● **Goal**: Omit all images, then return the remaining material exactly as it stands.

● **Data segment**:
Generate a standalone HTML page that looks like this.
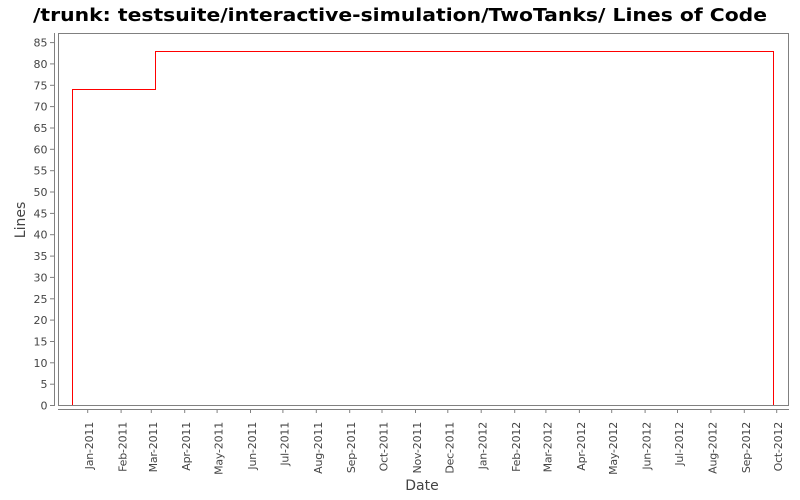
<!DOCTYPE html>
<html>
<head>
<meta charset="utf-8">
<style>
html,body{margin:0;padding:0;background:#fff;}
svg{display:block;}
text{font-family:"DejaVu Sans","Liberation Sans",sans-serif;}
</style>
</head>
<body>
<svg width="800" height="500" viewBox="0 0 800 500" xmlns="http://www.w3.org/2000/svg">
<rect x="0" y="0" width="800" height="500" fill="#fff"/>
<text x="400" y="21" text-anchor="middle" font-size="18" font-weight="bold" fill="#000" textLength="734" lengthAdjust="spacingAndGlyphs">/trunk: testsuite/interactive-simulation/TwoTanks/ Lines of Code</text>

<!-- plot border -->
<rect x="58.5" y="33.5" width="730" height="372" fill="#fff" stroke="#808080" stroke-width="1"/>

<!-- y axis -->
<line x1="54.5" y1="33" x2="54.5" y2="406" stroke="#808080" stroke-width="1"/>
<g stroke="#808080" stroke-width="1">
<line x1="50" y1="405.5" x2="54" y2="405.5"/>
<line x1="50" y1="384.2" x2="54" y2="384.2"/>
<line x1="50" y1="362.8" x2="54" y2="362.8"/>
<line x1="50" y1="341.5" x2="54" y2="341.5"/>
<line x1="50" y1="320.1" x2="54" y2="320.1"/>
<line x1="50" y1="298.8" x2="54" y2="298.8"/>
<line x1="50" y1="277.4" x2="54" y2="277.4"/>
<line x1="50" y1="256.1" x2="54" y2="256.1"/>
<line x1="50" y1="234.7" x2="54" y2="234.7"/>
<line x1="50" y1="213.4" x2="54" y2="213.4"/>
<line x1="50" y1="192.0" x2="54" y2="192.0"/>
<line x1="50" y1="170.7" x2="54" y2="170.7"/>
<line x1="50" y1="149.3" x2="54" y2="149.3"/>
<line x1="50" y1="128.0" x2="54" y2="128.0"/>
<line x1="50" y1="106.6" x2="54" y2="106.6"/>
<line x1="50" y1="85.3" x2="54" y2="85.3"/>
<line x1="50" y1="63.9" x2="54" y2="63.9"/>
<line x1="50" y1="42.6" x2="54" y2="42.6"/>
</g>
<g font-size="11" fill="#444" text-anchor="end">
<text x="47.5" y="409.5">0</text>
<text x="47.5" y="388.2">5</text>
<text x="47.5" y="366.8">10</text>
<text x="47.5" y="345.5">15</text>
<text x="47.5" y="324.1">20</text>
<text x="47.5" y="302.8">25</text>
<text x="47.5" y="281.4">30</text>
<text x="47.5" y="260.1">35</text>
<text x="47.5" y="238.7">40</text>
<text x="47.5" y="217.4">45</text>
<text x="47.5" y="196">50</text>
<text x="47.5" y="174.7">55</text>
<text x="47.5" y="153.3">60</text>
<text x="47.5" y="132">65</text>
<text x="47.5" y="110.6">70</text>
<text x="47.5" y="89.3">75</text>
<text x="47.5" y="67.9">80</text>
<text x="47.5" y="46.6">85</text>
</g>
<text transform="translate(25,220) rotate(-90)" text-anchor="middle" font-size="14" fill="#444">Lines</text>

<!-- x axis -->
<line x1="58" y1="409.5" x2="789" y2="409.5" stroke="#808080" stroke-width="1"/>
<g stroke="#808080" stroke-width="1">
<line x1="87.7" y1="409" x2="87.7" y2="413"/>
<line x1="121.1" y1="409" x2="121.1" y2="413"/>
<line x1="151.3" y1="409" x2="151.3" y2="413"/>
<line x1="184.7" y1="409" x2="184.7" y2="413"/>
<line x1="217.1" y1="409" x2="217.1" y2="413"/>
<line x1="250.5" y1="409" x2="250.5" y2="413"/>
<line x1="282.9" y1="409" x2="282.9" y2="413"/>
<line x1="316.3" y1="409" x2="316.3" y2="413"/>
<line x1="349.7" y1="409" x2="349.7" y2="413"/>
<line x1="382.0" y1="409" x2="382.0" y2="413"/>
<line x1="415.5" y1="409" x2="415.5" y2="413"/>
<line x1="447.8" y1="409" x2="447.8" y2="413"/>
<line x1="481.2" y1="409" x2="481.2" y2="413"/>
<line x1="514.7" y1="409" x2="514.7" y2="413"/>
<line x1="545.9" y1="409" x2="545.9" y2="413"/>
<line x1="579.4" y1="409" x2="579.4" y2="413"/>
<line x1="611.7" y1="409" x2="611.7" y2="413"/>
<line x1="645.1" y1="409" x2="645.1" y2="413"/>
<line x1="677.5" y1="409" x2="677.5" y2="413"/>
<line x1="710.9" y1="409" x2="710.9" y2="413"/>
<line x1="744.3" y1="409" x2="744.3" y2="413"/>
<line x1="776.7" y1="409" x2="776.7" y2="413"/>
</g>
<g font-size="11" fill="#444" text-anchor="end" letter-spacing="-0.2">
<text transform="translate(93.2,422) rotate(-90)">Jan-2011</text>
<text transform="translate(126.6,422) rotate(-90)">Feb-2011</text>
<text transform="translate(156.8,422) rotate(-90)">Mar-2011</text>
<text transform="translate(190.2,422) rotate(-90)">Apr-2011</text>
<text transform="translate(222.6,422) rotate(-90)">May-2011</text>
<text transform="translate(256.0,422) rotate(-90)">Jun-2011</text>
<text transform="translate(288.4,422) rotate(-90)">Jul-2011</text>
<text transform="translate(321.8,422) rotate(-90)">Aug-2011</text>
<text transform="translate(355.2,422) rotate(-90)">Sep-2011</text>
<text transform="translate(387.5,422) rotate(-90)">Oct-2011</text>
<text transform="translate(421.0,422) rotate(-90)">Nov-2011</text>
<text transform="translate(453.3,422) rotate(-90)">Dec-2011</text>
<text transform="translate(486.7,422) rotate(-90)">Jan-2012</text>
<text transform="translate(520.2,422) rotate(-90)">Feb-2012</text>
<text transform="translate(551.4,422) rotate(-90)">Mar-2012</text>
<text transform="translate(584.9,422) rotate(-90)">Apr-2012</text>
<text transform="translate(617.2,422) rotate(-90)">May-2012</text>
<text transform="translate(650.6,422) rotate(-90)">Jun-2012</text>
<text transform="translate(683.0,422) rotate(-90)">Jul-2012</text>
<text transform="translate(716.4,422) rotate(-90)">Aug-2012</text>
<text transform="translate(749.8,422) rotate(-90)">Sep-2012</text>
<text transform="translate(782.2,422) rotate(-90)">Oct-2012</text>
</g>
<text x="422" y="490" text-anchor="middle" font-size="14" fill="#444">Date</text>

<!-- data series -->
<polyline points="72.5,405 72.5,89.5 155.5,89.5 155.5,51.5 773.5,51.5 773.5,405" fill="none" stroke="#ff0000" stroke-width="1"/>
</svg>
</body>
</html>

● **Task output**:
Generate a standalone HTML page that looks like this.
<!DOCTYPE html>
<html>
<head>
<meta charset="utf-8">
<style>
html,body{margin:0;padding:0;background:#fff;}
svg{display:block;}
text{font-family:"DejaVu Sans","Liberation Sans",sans-serif;}
</style>
</head>
<body>
<svg width="800" height="500" viewBox="0 0 800 500" xmlns="http://www.w3.org/2000/svg">
<rect x="0" y="0" width="800" height="500" fill="#fff"/>
<text x="400" y="21" text-anchor="middle" font-size="18" font-weight="bold" fill="#000" textLength="734" lengthAdjust="spacingAndGlyphs">/trunk: testsuite/interactive-simulation/TwoTanks/ Lines of Code</text>

<!-- plot border -->
<rect x="58.5" y="33.5" width="730" height="372" fill="#fff" stroke="#808080" stroke-width="1"/>

<!-- y axis -->
<line x1="54.5" y1="33" x2="54.5" y2="406" stroke="#808080" stroke-width="1"/>
<g stroke="#808080" stroke-width="1">
<line x1="50" y1="405.5" x2="54" y2="405.5"/>
<line x1="50" y1="384.2" x2="54" y2="384.2"/>
<line x1="50" y1="362.8" x2="54" y2="362.8"/>
<line x1="50" y1="341.5" x2="54" y2="341.5"/>
<line x1="50" y1="320.1" x2="54" y2="320.1"/>
<line x1="50" y1="298.8" x2="54" y2="298.8"/>
<line x1="50" y1="277.4" x2="54" y2="277.4"/>
<line x1="50" y1="256.1" x2="54" y2="256.1"/>
<line x1="50" y1="234.7" x2="54" y2="234.7"/>
<line x1="50" y1="213.4" x2="54" y2="213.4"/>
<line x1="50" y1="192.0" x2="54" y2="192.0"/>
<line x1="50" y1="170.7" x2="54" y2="170.7"/>
<line x1="50" y1="149.3" x2="54" y2="149.3"/>
<line x1="50" y1="128.0" x2="54" y2="128.0"/>
<line x1="50" y1="106.6" x2="54" y2="106.6"/>
<line x1="50" y1="85.3" x2="54" y2="85.3"/>
<line x1="50" y1="63.9" x2="54" y2="63.9"/>
<line x1="50" y1="42.6" x2="54" y2="42.6"/>
</g>
<g font-size="11" fill="#444" text-anchor="end">
<text x="47.5" y="409.5">0</text>
<text x="47.5" y="388.2">5</text>
<text x="47.5" y="366.8">10</text>
<text x="47.5" y="345.5">15</text>
<text x="47.5" y="324.1">20</text>
<text x="47.5" y="302.8">25</text>
<text x="47.5" y="281.4">30</text>
<text x="47.5" y="260.1">35</text>
<text x="47.5" y="238.7">40</text>
<text x="47.5" y="217.4">45</text>
<text x="47.5" y="196">50</text>
<text x="47.5" y="174.7">55</text>
<text x="47.5" y="153.3">60</text>
<text x="47.5" y="132">65</text>
<text x="47.5" y="110.6">70</text>
<text x="47.5" y="89.3">75</text>
<text x="47.5" y="67.9">80</text>
<text x="47.5" y="46.6">85</text>
</g>
<text transform="translate(25,220) rotate(-90)" text-anchor="middle" font-size="14" fill="#444">Lines</text>

<!-- x axis -->
<line x1="58" y1="409.5" x2="789" y2="409.5" stroke="#808080" stroke-width="1"/>
<g stroke="#808080" stroke-width="1">
<line x1="87.7" y1="409" x2="87.7" y2="413"/>
<line x1="121.1" y1="409" x2="121.1" y2="413"/>
<line x1="151.3" y1="409" x2="151.3" y2="413"/>
<line x1="184.7" y1="409" x2="184.7" y2="413"/>
<line x1="217.1" y1="409" x2="217.1" y2="413"/>
<line x1="250.5" y1="409" x2="250.5" y2="413"/>
<line x1="282.9" y1="409" x2="282.9" y2="413"/>
<line x1="316.3" y1="409" x2="316.3" y2="413"/>
<line x1="349.7" y1="409" x2="349.7" y2="413"/>
<line x1="382.0" y1="409" x2="382.0" y2="413"/>
<line x1="415.5" y1="409" x2="415.5" y2="413"/>
<line x1="447.8" y1="409" x2="447.8" y2="413"/>
<line x1="481.2" y1="409" x2="481.2" y2="413"/>
<line x1="514.7" y1="409" x2="514.7" y2="413"/>
<line x1="545.9" y1="409" x2="545.9" y2="413"/>
<line x1="579.4" y1="409" x2="579.4" y2="413"/>
<line x1="611.7" y1="409" x2="611.7" y2="413"/>
<line x1="645.1" y1="409" x2="645.1" y2="413"/>
<line x1="677.5" y1="409" x2="677.5" y2="413"/>
<line x1="710.9" y1="409" x2="710.9" y2="413"/>
<line x1="744.3" y1="409" x2="744.3" y2="413"/>
<line x1="776.7" y1="409" x2="776.7" y2="413"/>
</g>
<g font-size="11" fill="#444" text-anchor="end" letter-spacing="-0.2">
<text transform="translate(93.2,422) rotate(-90)">Jan-2011</text>
<text transform="translate(126.6,422) rotate(-90)">Feb-2011</text>
<text transform="translate(156.8,422) rotate(-90)">Mar-2011</text>
<text transform="translate(190.2,422) rotate(-90)">Apr-2011</text>
<text transform="translate(222.6,422) rotate(-90)">May-2011</text>
<text transform="translate(256.0,422) rotate(-90)">Jun-2011</text>
<text transform="translate(288.4,422) rotate(-90)">Jul-2011</text>
<text transform="translate(321.8,422) rotate(-90)">Aug-2011</text>
<text transform="translate(355.2,422) rotate(-90)">Sep-2011</text>
<text transform="translate(387.5,422) rotate(-90)">Oct-2011</text>
<text transform="translate(421.0,422) rotate(-90)">Nov-2011</text>
<text transform="translate(453.3,422) rotate(-90)">Dec-2011</text>
<text transform="translate(486.7,422) rotate(-90)">Jan-2012</text>
<text transform="translate(520.2,422) rotate(-90)">Feb-2012</text>
<text transform="translate(551.4,422) rotate(-90)">Mar-2012</text>
<text transform="translate(584.9,422) rotate(-90)">Apr-2012</text>
<text transform="translate(617.2,422) rotate(-90)">May-2012</text>
<text transform="translate(650.6,422) rotate(-90)">Jun-2012</text>
<text transform="translate(683.0,422) rotate(-90)">Jul-2012</text>
<text transform="translate(716.4,422) rotate(-90)">Aug-2012</text>
<text transform="translate(749.8,422) rotate(-90)">Sep-2012</text>
<text transform="translate(782.2,422) rotate(-90)">Oct-2012</text>
</g>
<text x="422" y="490" text-anchor="middle" font-size="14" fill="#444">Date</text>

<!-- data series -->
<polyline points="72.5,405 72.5,89.5 155.5,89.5 155.5,51.5 773.5,51.5 773.5,405" fill="none" stroke="#ff0000" stroke-width="1"/>
</svg>
</body>
</html>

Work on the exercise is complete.